Financial Times Editorial - China's trade surplus spells trouble ahead
Copyright The Financial Times Limited 2007
Published: January 12 2007 02:00 | Last updated: January 12 2007 02:00
The 74 per cent rise in China's trade surplus last year should be setting off alarm bells in Beijing. They are already ringing in Washington, where members of both parties in the new Congress are reviving proposals aimed at forcing a revaluation of the renminbi. China should be concerned, not just because of the threat of worsening trade conflict with the US, but because the ballooning surplus is causing problems for its own economy.
Congress's fixation with the China "threat" and, in particular, with the level of the renminbi is seriously misplaced. Even a substantial appreciation of the currency would have little impact on the US trade deficit. On average, less than one-third of the value-added in China's exports is estimated to be local, so any loss to their competitiveness would be largely offset by a reduction in the price of imported industrial inputs. In so far as China's exports suffered at all, the main beneficiaries would be producers in even lower-cost locations, not in the US. Until the US stops spending more than it saves, its external deficit will remain.
The most powerful reason for China to allow its currency to rise is that doing so would be in its own economic interests. The market intervention needed to hold the renminbi down boosts domestic liquidity, fuelling asset price bubbles and greatly complicating the task of economic management. It also diverts into low-yielding foreign exchange reserves - chiefly of dollars - capital that could be used better and more profitably at home. For a country as poor as China thus to bankrollthe world's richest economy makesno sense.
Although the renminbi has edged up against the dollar since Beijing officially severed the link between the two 18 months ago, its effective exchange rate has scarcely budged. An artificially low exchange rate acts as a tax on Chinese consumers, cutting their purchasing power by raising import prices. That frustrates Beijing's stated goal of rebalancing growth by expanding domestic consumption and reducing dependence on exports. But a more flexible currency alone will not be enough to rectify China's economic imbalances. Firm action is needed to tackle their underlying cause: the country's persistently high savings rate, which exceeds even its huge investment levels. There is a strong case, too, for a fiscal stimulus to promote domestic consumption growth.
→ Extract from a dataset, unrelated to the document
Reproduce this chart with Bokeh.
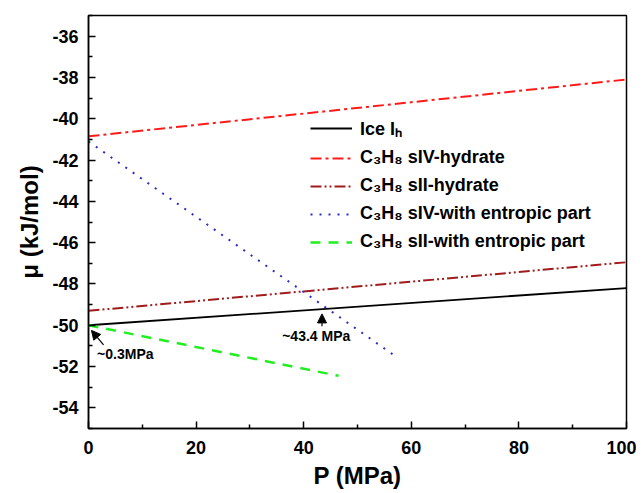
from bokeh.plotting import figure
from bokeh.models import Legend, LegendItem, Arrow, NormalHead, Label, Range1d, FixedTicker
from bokeh.embed import file_html
from bokeh.resources import INLINE

# ---- data ----
p_ice = [0, 100]
mu_ice = [-50.0, -48.2]
p_siv = [0, 100]
mu_siv = [-40.85, -38.1]
p_sii = [0, 100]
mu_sii = [-49.3, -46.95]
p_siv_ent = [0, 56.5]
mu_siv_ent = [-41.1, -51.4]
p_sii_ent = [0, 46.5]
mu_sii_ent = [-50.0, -52.45]

x_ticks = [0, 20, 40, 60, 80, 100]
x_minor = [10, 30, 50, 70, 90]
y_ticks = [-36, -38, -40, -42, -44, -46, -48, -50, -52, -54]
y_minor = [-35, -37, -39, -41, -43, -45, -47, -49, -51, -53, -55]
y_tick_labels = ["-36", "-38", "-40", "-42", "-44", "-46", "-48", "-50", "-52", "-54"]

# annotations
ann_text = ["~0.3MPa", "~43.4 MPa"]
ann_tx = [1.6, 36.0]
ann_ty = [-51.0, -50.15]
arr_x0 = [2.8, 43.4]
arr_y0 = [-50.95, -50.05]
arr_x1 = [0.55, 43.4]
arr_y1 = [-50.25, -49.45]

FONT = "Liberation Sans"

p = figure(width=636, height=493, x_range=Range1d(0, 100), y_range=Range1d(-55, -35),
           output_backend="svg", toolbar_location=None,
           min_border_left=88, min_border_right=10, min_border_top=15, min_border_bottom=65)

p.xgrid.visible = False
p.ygrid.visible = False
p.outline_line_color = "black"
p.outline_line_width = 1.5
p.outline_line_alpha = 1.0
p.background_fill_color = "white"

p.xaxis.ticker = FixedTicker(ticks=x_ticks, minor_ticks=x_minor)
p.yaxis.ticker = FixedTicker(ticks=y_ticks, minor_ticks=y_minor)
p.yaxis.major_label_overrides = {t: s for t, s in zip(y_ticks, y_tick_labels)}
for ax in (p.xaxis, p.yaxis):
    ax.major_tick_in = 7
    ax.major_tick_out = 0
    ax.minor_tick_in = 4
    ax.minor_tick_out = 0
    ax.axis_line_width = 1.5
    ax.major_tick_line_width = 1.5
    ax.minor_tick_line_width = 1.5
    ax.major_label_text_font = FONT
    ax.major_label_text_font_style = "bold"
    ax.major_label_text_font_size = "18px"
    ax.major_label_text_color = "black"
    ax.axis_label_text_font = FONT
    ax.axis_label_text_font_style = "bold"
    ax.axis_label_text_font_size = "24px"
    ax.axis_label_text_color = "black"
    ax.major_label_standoff = 10
p.xaxis.major_label_standoff = 12
p.xaxis.axis_label = "P (MPa)"
p.yaxis.axis_label = "μ (kJ/mol)"
p.yaxis.axis_label_standoff = 6
p.xaxis.axis_label_standoff = 5

r_ice = p.line(p_ice, mu_ice, line_color="black", line_width=1.8)
r_siv = p.line(p_siv, mu_siv, line_color="#ff1a1a", line_width=2, line_dash="11 4 3 4")
r_sii = p.line(p_sii, mu_sii, line_color="#a01c1c", line_width=2, line_dash="11 3 2 3 2 3")
r_siv_ent = p.line(p_siv_ent, mu_siv_ent, line_color="#2a2ac8", line_width=2, line_dash="2 7")
r_sii_ent = p.line(p_sii_ent, mu_sii_ent, line_color="#22ee22", line_width=2.5, line_dash="10 8")

legend = Legend(items=[
    LegendItem(label="Ice Iₕ", renderers=[r_ice]),
    LegendItem(label="C₃H₈ sIV-hydrate", renderers=[r_siv]),
    LegendItem(label="C₃H₈ sII-hydrate", renderers=[r_sii]),
    LegendItem(label="C₃H₈ sIV-with entropic part", renderers=[r_siv_ent]),
    LegendItem(label="C₃H₈ sII-with entropic part", renderers=[r_sii_ent]),
], location=(222, 176))
legend.border_line_color = None
legend.background_fill_alpha = 0
legend.padding = 0
legend.margin = 0
legend.spacing = 7
legend.glyph_width = 42
legend.glyph_height = 20
legend.label_height = 20
legend.label_standoff = 8
legend.label_text_font = FONT
legend.label_text_font_style = "bold"
legend.label_text_font_size = "18px"
legend.label_text_color = "black"
p.add_layout(legend, "center")

for i in range(len(ann_text)):
    p.add_layout(Arrow(end=NormalHead(size=9, fill_color="black", line_color="black"),
                       x_start=arr_x0[i], y_start=arr_y0[i], x_end=arr_x1[i], y_end=arr_y1[i],
                       line_color="black", line_width=1.2))
    p.add_layout(Label(x=ann_tx[i], y=ann_ty[i], text=ann_text[i], text_font=FONT,
                       text_font_style="bold", text_font_size="14px", text_color="black",
                       text_baseline="top"))

open("out.html", "w").write(file_html(p, INLINE))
However, Beijing's moves towards those goals remain halting and timid. There are growing signs of bureaucratic paralysis, as the approach of November's national party Congress induces risk-aversion among senior policymakers eager for promotion. The result is to delay still further necessary economic measures that will, at best, take some time to work through. Meanwhile, China's trade surplus looks set to continue increasing this year. Although export growth has slowed, import growth has tailed off much more sharply. Lower oil prices are one reason. However, the trend appears also to reflect a longer-term structural shift, as industries in China produce steadily more parts and assemblies that were previously imported.
It increasingly looks as though political alignments in Beijing and Washington are set on a collision course. It is in both sides' interest to change direction. Unless they see sense and do so soon, things could turn really ugly. The impact would be felt not just on relations between the two countries, but by the global economy as a whole.